Então... eu tenho algo de bom para dizer sobre este jogo? Bem... sim. Mais ou menos.
Os gráficos são realmente sólidos para a época. Os modelos dos seus personagens são detalhados o suficiente, e os ambientes — apesar de toda a sua falta de sentido estrutural — parecem razoavelmente bons. As texturas são surpreendentemente variadas e nítidas, o que, para um jogo lançado em 2000, não é algo que se pudesse tomar como garantido. Você pode dizer que os artistas da Treyarch estavam fazendo o melhor para fazer o Dreamcast mostrar um pouco os músculos e, para crédito deles, eles conseguiram na maior parte. Adicionalmente o sistema de mapas é muito bom (vc consegue terminar o jogo sem usar um detonado, algo que também não era algo que se podia tomar como garantido na época) e a camera se comporta bem, beeeeeeeem melhor do que em DIE BY THE SWORD, como você esperaria de um jogo da sexta geração — eu tenho que dar isso a eles.

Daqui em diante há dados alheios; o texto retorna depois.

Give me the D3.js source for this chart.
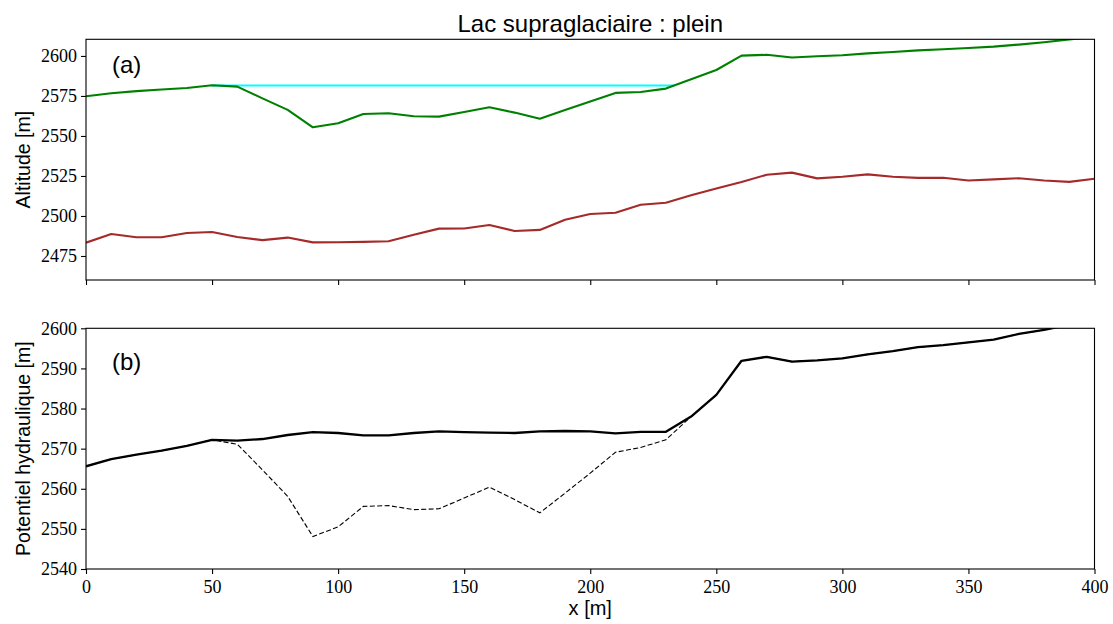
<!DOCTYPE html>
<html>
<head>
<meta charset="utf-8">
<script src="https://cdn.jsdelivr.net/npm/d3@7"></script>
<style>
  html, body { margin: 0; padding: 0; background: #fff; }
  svg { display: block; }
  .tick text { font-family: "Liberation Serif", "DejaVu Serif", serif; font-size: 18px; fill: #000; }
  .tick line, .domain { stroke: #000; }
  .lbl { font-family: "Liberation Sans", Arial, sans-serif; fill: #000; }
</style>
</head>
<body>
<svg id="chart" width="1113" height="624"></svg>
<script>
// Profile positions along the flow line [m]
const xs = [0, 10, 20, 30, 40, 50, 60, 70, 80, 90, 100, 110, 120, 130, 140, 150, 160, 170, 180, 190, 200,
            210, 220, 230, 240, 250, 260, 270, 280, 290, 300, 310, 320, 330, 340, 350, 360, 370, 380, 390, 400];

// Ice surface altitude [m]
const surface = [2574.8, 2576.7, 2578.0, 2579.0, 2580.0, 2581.7, 2580.8, 2573.5, 2566.3, 2555.4, 2557.9,
                 2563.7, 2564.2, 2562.3, 2562.1, 2565.0, 2567.9, 2564.6, 2560.8, 2566.2, 2571.5,
                 2576.9, 2577.5, 2579.6, 2585.4, 2591.2, 2600.2, 2600.7, 2599.0, 2599.8, 2600.4,
                 2601.6, 2602.5, 2603.5, 2604.2, 2605.0, 2605.8, 2607.1, 2608.6, 2610.3, 2612.0];

// Glacier bed altitude [m]
const bed = [2483.3, 2488.7, 2486.7, 2486.7, 2489.4, 2490.0, 2486.9, 2484.9, 2486.5, 2483.5, 2483.6,
             2483.8, 2484.2, 2488.3, 2492.1, 2492.2, 2494.4, 2490.6, 2491.3, 2497.7, 2501.2,
             2502.0, 2507.0, 2508.3, 2512.9, 2517.2, 2521.3, 2525.8, 2527.1, 2523.5, 2524.5,
             2526.0, 2524.5, 2523.8, 2523.9, 2522.2, 2522.9, 2523.6, 2522.2, 2521.3, 2523.3];

// Full lake: water surface level and its extent along x
const lakeLevel = 2581.5;
const lakeX = [50, 233.3];

// Hydraulic potential with the full lake [m]
const potentialLake = [2565.6, 2567.4, 2568.5, 2569.5, 2570.7, 2572.2, 2572.0, 2572.4, 2573.4, 2574.1, 2573.9,
                       2573.3, 2573.3, 2573.9, 2574.3, 2574.1, 2574.0, 2573.9, 2574.3, 2574.4, 2574.3,
                       2573.8, 2574.2, 2574.2, 2578.0, 2583.4, 2591.9, 2592.9, 2591.7, 2592.0, 2592.5,
                       2593.5, 2594.3, 2595.3, 2595.8, 2596.5, 2597.2, 2598.6, 2599.6, 2600.9, 2602.2];

// Hydraulic potential without water load [m]
const potentialDry = [2565.6, 2567.4, 2568.5, 2569.5, 2570.7, 2572.2, 2571.1, 2564.7, 2558.1, 2548.1, 2550.5,
                      2555.6, 2555.8, 2554.8, 2555.0, 2557.7, 2560.4, 2557.3, 2554.0, 2558.9, 2563.9,
                      2569.1, 2570.3, 2572.2, 2578.0, 2583.4, 2591.9, 2592.9, 2591.7, 2592.0, 2592.5,
                      2593.5, 2594.3, 2595.3, 2595.8, 2596.5, 2597.2, 2598.6, 2599.6, 2600.9, 2602.2];

// Axis ticks
const xTicks = [0, 50, 100, 150, 200, 250, 300, 350, 400];
const yTicksA = [2475, 2500, 2525, 2550, 2575, 2600];
const yTicksB = [2540, 2550, 2560, 2570, 2580, 2590, 2600];

const svg = d3.select("#chart");
svg.append("rect").attr("width", 1113).attr("height", 624).attr("fill", "#fff");

const left = 86, right = 1094.5;
const x = d3.scaleLinear().domain([0, 400]).range([left, right]);

const panelA = { top: 39.3, bottom: 280, y: d3.scaleLinear().domain([2460, 2610.4]).range([280, 39.3]) };
const panelB = { top: 328.3, bottom: 569, y: d3.scaleLinear().domain([2540, 2600]).range([569, 328.3]) };

function panel(p, id, yTicks, showXLabels) {
  const g = svg.append("g");
  g.append("clipPath").attr("id", id)
    .append("rect").attr("x", left).attr("y", p.top)
    .attr("width", right - left).attr("height", p.bottom - p.top);
  const plot = g.append("g").attr("clip-path", `url(#${id})`);

  const xAxis = d3.axisBottom(x).tickValues(xTicks).tickSize(5).tickPadding(5)
    .tickFormat(showXLabels ? d3.format("d") : () => "");
  const gx = g.append("g").attr("transform", `translate(0,${p.bottom})`).call(xAxis);
  const gy = g.append("g").attr("transform", `translate(${left},0)`)
    .call(d3.axisLeft(p.y).tickValues(yTicks).tickSize(5).tickPadding(4).tickFormat(d3.format("d")));
  [gx, gy].forEach(a => {
    a.select(".domain").remove();
    a.selectAll(".tick line").attr("stroke-width", 1.1);
  });
  gy.selectAll(".tick text").attr("dy", "0.33em");
  gx.selectAll(".tick text").attr("dy", "0.78em");

  // frame
  g.append("rect").attr("x", left).attr("y", p.top)
    .attr("width", right - left).attr("height", p.bottom - p.top)
    .attr("fill", "none").attr("stroke", "#000").attr("stroke-width", 1.1);
  return plot;
}

const line = (yScale, vals) => d3.line().x((d, i) => x(xs[i])).y(d => yScale(d))(vals);

// (a) altitudes
const plotA = panel(panelA, "clipA", yTicksA, false);
plotA.append("path")
  .attr("d", d3.line().x(d => x(d)).y(() => panelA.y(lakeLevel))(lakeX))
  .attr("fill", "none").attr("stroke", "cyan").attr("stroke-width", 2);
plotA.append("path").attr("d", line(panelA.y, bed))
  .attr("fill", "none").attr("stroke", "brown").attr("stroke-width", 2.1).attr("stroke-linejoin", "round");
plotA.append("path").attr("d", line(panelA.y, surface))
  .attr("fill", "none").attr("stroke", "green").attr("stroke-width", 2.1).attr("stroke-linejoin", "round");

// (b) hydraulic potential
const plotB = panel(panelB, "clipB", yTicksB, true);
plotB.append("path").attr("d", line(panelB.y, potentialDry))
  .attr("fill", "none").attr("stroke", "#000").attr("stroke-width", 1.1)
  .attr("stroke-dasharray", "5,2.4");
plotB.append("path").attr("d", line(panelB.y, potentialLake))
  .attr("fill", "none").attr("stroke", "#000").attr("stroke-width", 2.3).attr("stroke-linejoin", "round");

// texts
const cx = (left + right) / 2;
svg.append("text").attr("class", "lbl").attr("x", cx).attr("y", 32)
  .attr("text-anchor", "middle").attr("font-size", 24).text("Lac supraglaciaire : plein");
svg.append("text").attr("class", "lbl").attr("x", 112).attr("y", 73)
  .attr("font-size", 24).text("(a)");
svg.append("text").attr("class", "lbl").attr("x", 112).attr("y", 370)
  .attr("font-size", 24).text("(b)");
svg.append("text").attr("class", "lbl").attr("x", cx).attr("y", 615)
  .attr("text-anchor", "middle").attr("font-size", 20).text("x [m]");
svg.append("text").attr("class", "lbl")
  .attr("transform", `translate(30,${(panelA.top + panelA.bottom) / 2}) rotate(-90)`)
  .attr("text-anchor", "middle").attr("font-size", 19.5).text("Altitude [m]");
svg.append("text").attr("class", "lbl")
  .attr("transform", `translate(30,${(panelB.top + panelB.bottom) / 2}) rotate(-90)`)
  .attr("text-anchor", "middle").attr("font-size", 19.5).text("Potentiel hydraulique [m]");
</script>
</body>
</html>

E a história — bem, é o que você esperaria. Coisa de fantasia genérica. Profecias, dragões, cultos malignos, todo aquele jazz. Você esquecerá cada ponto da trama cinco minutos após os créditos rolarem, provavelemnte antes mas... tem George Takei no elenco de vozes. E, honestamente, eu serei um cadaver geek frio e morto no dia em que eu reclamar de ouvir o Senhor Sulu declamar falas em um dungeon crawler de Dreamcast.
“Você. Não. Faz. Ideia. Do. Que. Está. Pedindo.”